Ok, let’s preface this because now I realize people might get mad. You see, in my reread through the Bible, I was paying attention to the identity of the “Servant” in Isaiah, and it seemed pretty obvious to me it was a reference to Israel. I couldn’t wrap my mind around this thought, though, with Isaiah 53. That is, until I continued reading to Lamentations – more on that in a second. I had looked nothing up about this conclusion except about three minutes before I started typing these words, and I realize there is a lot of fuss about it. So, let me make something clear: I believe that Isaiah 53 has its ultimate fulfilment in Jesus as most of the New Testament writers teach. I don’t have any intention of changing my mind on that.
Now, that being said, let’s have some fun.
I highlighted multiple instances where the expression “servant” refers to Israel as I read through Isaiah.

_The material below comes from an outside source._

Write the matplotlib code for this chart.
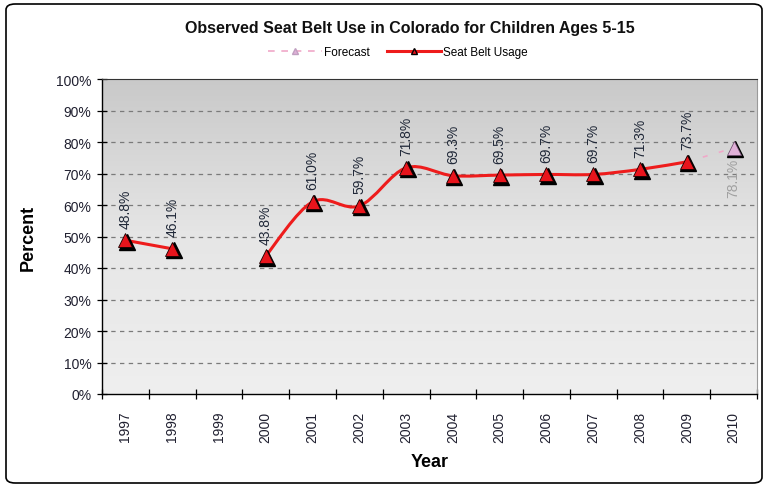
import numpy as np
import matplotlib
matplotlib.use("Agg")
import matplotlib.pyplot as plt
from matplotlib.path import Path
from matplotlib.patches import PathPatch, FancyBboxPatch
from matplotlib.lines import Line2D
from matplotlib.colors import LinearSegmentedColormap
import matplotlib.transforms as mtransforms

years = ["1997", "1998", "1999", "2000", "2001", "2002", "2003", "2004",
         "2005", "2006", "2007", "2008", "2009", "2010"]
usage = [48.8, 46.1, None, 43.8, 61.0, 59.7, 71.8, 69.3, 69.5, 69.7, 69.7, 71.3, 73.7, None]
forecast = [None] * 12 + [73.7, 78.1]
yticks = [0, 10, 20, 30, 40, 50, 60, 70, 80, 90, 100]

W, H = 767, 489
plt.rcParams['font.family'] = ['Liberation Sans', 'DejaVu Sans']
fig = plt.figure(figsize=(W / 100, H / 100), dpi=100)

# outer rounded frame
fig.patches.append(FancyBboxPatch((6 / W, 5 / H), 756 / W, 479 / H,
                                  boxstyle="round,pad=0,rounding_size=0.012",
                                  transform=fig.transFigure, fill=False,
                                  edgecolor="black", linewidth=1.2))

ax = fig.add_axes([102 / W, 1 - 395 / H, 655 / W, 315 / H])
n = len(years)
ax.set_xlim(-0.5, n - 0.5)
ax.set_ylim(0, 100)

# gradient background
grad = np.linspace(0, 1, 256).reshape(-1, 1)
cmap = LinearSegmentedColormap.from_list("g", ["#efefef", "#e6e6e6", "#c9c9c9"])
ax.imshow(grad, extent=(-0.5, n - 0.5, 0, 100), origin="lower", aspect="auto",
          cmap=cmap, zorder=0)

for t in yticks[1:-1]:
    ax.axhline(t, color="#7a7a7a", linestyle=(0, (3.5, 3.5)), linewidth=0.9, zorder=1)

ax.spines["top"].set_color("#333333")
ax.spines["right"].set_color("#9a9a9a")
for s in ["left", "bottom"]:
    ax.spines[s].set_color("black")
    ax.spines[s].set_linewidth(1.0)

ax.set_yticks(yticks)
ax.set_yticklabels([f"{t}%" for t in yticks], fontsize=10, color="#202030")
ax.tick_params(axis="y", direction="inout", length=7, width=0.9, pad=4)
ax.set_xticks(range(n))
ax.set_xticklabels(years, rotation=90, fontsize=10, color="#202030")
ax.set_xticks(np.arange(-0.5, n, 1), minor=True)
ax.tick_params(axis="x", which="major", length=0, pad=12)
ax.tick_params(axis="x", which="minor", direction="inout", length=7, width=0.9)


def smooth_segments(xs, ys):
    verts, codes = [], []
    pts = list(zip(xs, ys))
    m = len(pts)
    verts.append(pts[0]); codes.append(Path.MOVETO)
    for i in range(m - 1):
        p0 = np.array(pts[i - 1] if i > 0 else pts[i])
        p1 = np.array(pts[i])
        p2 = np.array(pts[i + 1])
        p3 = np.array(pts[i + 2] if i + 2 < m else pts[i + 1])
        c1 = p1 + (p2 - p0) / 6.0
        c2 = p2 - (p3 - p1) / 6.0
        verts += [tuple(c1), tuple(c2), tuple(p2)]
        codes += [Path.CURVE4] * 3
    return Path(verts, codes)


runs, cur = [], []
for i, v in enumerate(usage):
    if v is None:
        if cur:
            runs.append(cur)
        cur = []
    else:
        cur.append((i, v))
if cur:
    runs.append(cur)

for r in runs:
    xs = [p[0] for p in r]
    ys = [p[1] for p in r]
    ax.add_patch(PathPatch(smooth_segments(xs, ys), fill=False, edgecolor="#ee1c1c",
                           linewidth=2.2, zorder=3))

fx = [i for i, v in enumerate(forecast) if v is not None]
fy = [v for v in forecast if v is not None]
ax.plot(fx, fy, color="#f0a8c8", linestyle=(0, (3, 7)), linewidth=1.2, zorder=2)

shadow = mtransforms.offset_copy(ax.transData, fig=fig, x=1.5, y=-1.5, units="dots")
ux = [i for i, v in enumerate(usage) if v is not None]
uy = [v for v in usage if v is not None]
ax.plot(ux, uy, linestyle="none", marker="^", markersize=11, color="black",
        transform=shadow, zorder=4)
ax.plot(ux, uy, linestyle="none", marker="^", markersize=10, markerfacecolor="#e8141c",
        markeredgecolor="#1a0000", markeredgewidth=0.6, zorder=5)
ax.plot(fx[-1:], fy[-1:], linestyle="none", marker="^", markersize=11, color="black",
        transform=shadow, zorder=4)
ax.plot(fx[-1:], fy[-1:], linestyle="none", marker="^", markersize=10,
        markerfacecolor="#e0b0d8", markeredgecolor="#705070", markeredgewidth=0.5, zorder=5)

for x, y in zip(ux, uy):
    ax.annotate(f"{y:.1f}%", (x, y), xytext=(0, 9), textcoords="offset points",
                rotation=90, ha="center", va="bottom", fontsize=10, color="#202838",
                zorder=6)
ax.annotate(f"{fy[-1]:.1f}%", (fx[-1], fy[-1]), xytext=(0, -7), textcoords="offset points",
            rotation=90, ha="center", va="top", fontsize=10, color="#a0a0a0", zorder=6)

ax.set_ylabel("Percent", fontsize=13, fontweight="bold", labelpad=14)
ax.set_xlabel("Year", fontsize=13, fontweight="bold", labelpad=8)

fig.text(410 / W, 1 - 28 / H, "Observed Seat Belt Use in Colorado for Children Ages 5-15",
         ha="center", va="center", fontsize=11.5, fontweight="bold", color="#111111")

h1 = Line2D([], [], color="#f0a8c8", linestyle=(0, (4, 4)), linewidth=1.2, marker="^",
            markersize=5, markerfacecolor="#e0b0d8", markeredgecolor="#c0a0c0")
h2 = Line2D([], [], color="#ee1c1c", linewidth=2.2, marker="^", markersize=5,
            markerfacecolor="#e8141c", markeredgecolor="black")
fig.legend([h1, h2], ["Forecast", "Seat Belt Usage"], loc="center",
           bbox_to_anchor=(398 / W, 1 - 53 / H), ncol=2, frameon=False,
           fontsize=8.5, handlelength=4.5, columnspacing=1.5, handletextpad=0.2)

fig.savefig("out.png", dpi=100)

But you, Israel, My servant, Jacob whom I have chosen, Descendant of Abraham My friend, You whom I have taken from the ends of the earth, And called from its remotest parts And said to you, ‘You are My servant, I have chosen you and not rejected you.’Isaiah 41:8–9
But now listen, O Jacob, My servant, And Israel, whom I have chosen…Isaiah 44:1
Remember these things, O Jacob, And Israel, for you are My servant; I have formed you, you are My servant, O Israel, you will not be forgotten by Me.Isaiah 44:21
For the sake of Jacob My servant, And Israel My chosen one, I have also called you by your name; I have given you a title of honor Though you have not known Me.Isaiah 45:4
He said to Me, “You are My Servant, Israel, In Whom I will show My glory.”Isaiah 49:3
Undoubtedly, the servant refers to Israel in the above texts. You’ll notice that sometimes the word “servant” starts with a capital “S” sometimes, while in other cases, the translators used a lowercase “s.” This is an example of how translation is also interpretation.
So, when one reads the Suffering Servant passage, how could they see that as being anyone or anything but Jesus? That’s where Lamentations comes in.

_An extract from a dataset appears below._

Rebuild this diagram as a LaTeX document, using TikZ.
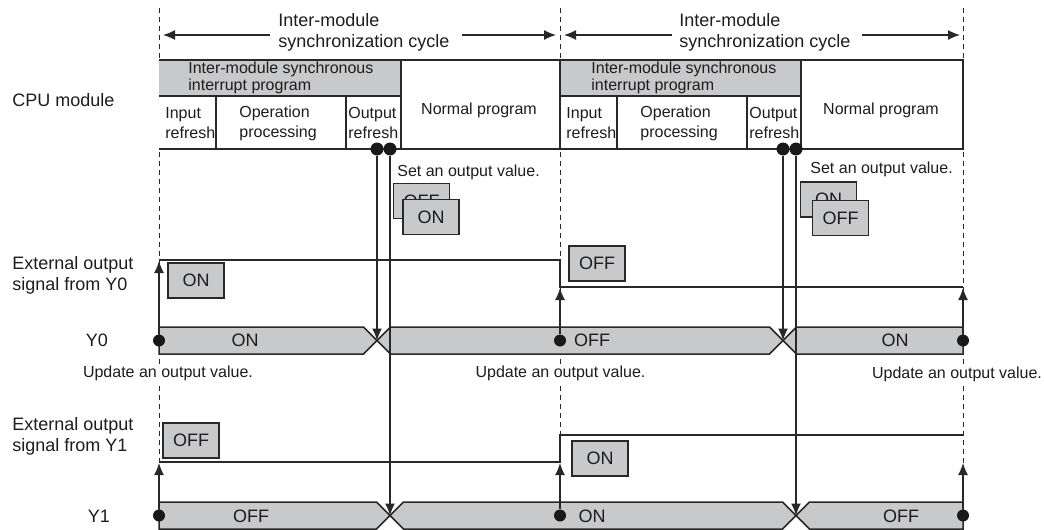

Our fathers sinned, and are no more; It is we who have borne their iniquities.Lamentations 5:7
The fathers sinned, but it was individuals like Daniel, Jeremiah, and Ezekiel who lived in exile for forty years. They experienced slavery, oppression, and even persecution on behalf of Israel. Thus, the Suffering Servant has certain applications to the righteous remnant, but it finds its fulfillment in Jesus because He is the One who died for sins in a way no other could.
This is where it gets interesting.
After Jesus raised Lazarus, the leaders of the Jews got together to see what they could do about Jesus, and the High Priest that year said something that should catch our attention:
But one of them, Caiaphas, who was high priest that year, said to them, “You know nothing at all, nor do you take into account that it is expedient for you that one man die for the people, and that the whole nation not perish.”John 11:49–50
There were high tensions between Jerusalem and Rome because of the various insurrectionists like those Jesus died among. Jesus’ death then could almost be seen as a sacrifice made to Rome on behalf of the Jewish people. Jesus’ crucifixion was an offering made by the Jewish leaders to pacify Rome and show that the Jewish consensus concerning their relationship was peace and servitude. In shouting “we have no king but Ceaser,” they demonstrated their loyalty to Rome while rejecting Jesus.
Jesus, then suffered the ultimate exile on behalf of the people, but God, through Jesus’ resurrection, condemned their actions, their scapegoating of Jesus, and their feigned solidarity with Rome while, He was initiating an Exodus from the city which they themselves doomed for destruction while trying to avoid destruction.
Anyways, I found the passage from Lamentations enlightening. I hope you enjoyed it too.
Note: This wouldn’t be the only time New Testament authors drew upon a context that was initially about Israel. See Hosea 11:1 for instance.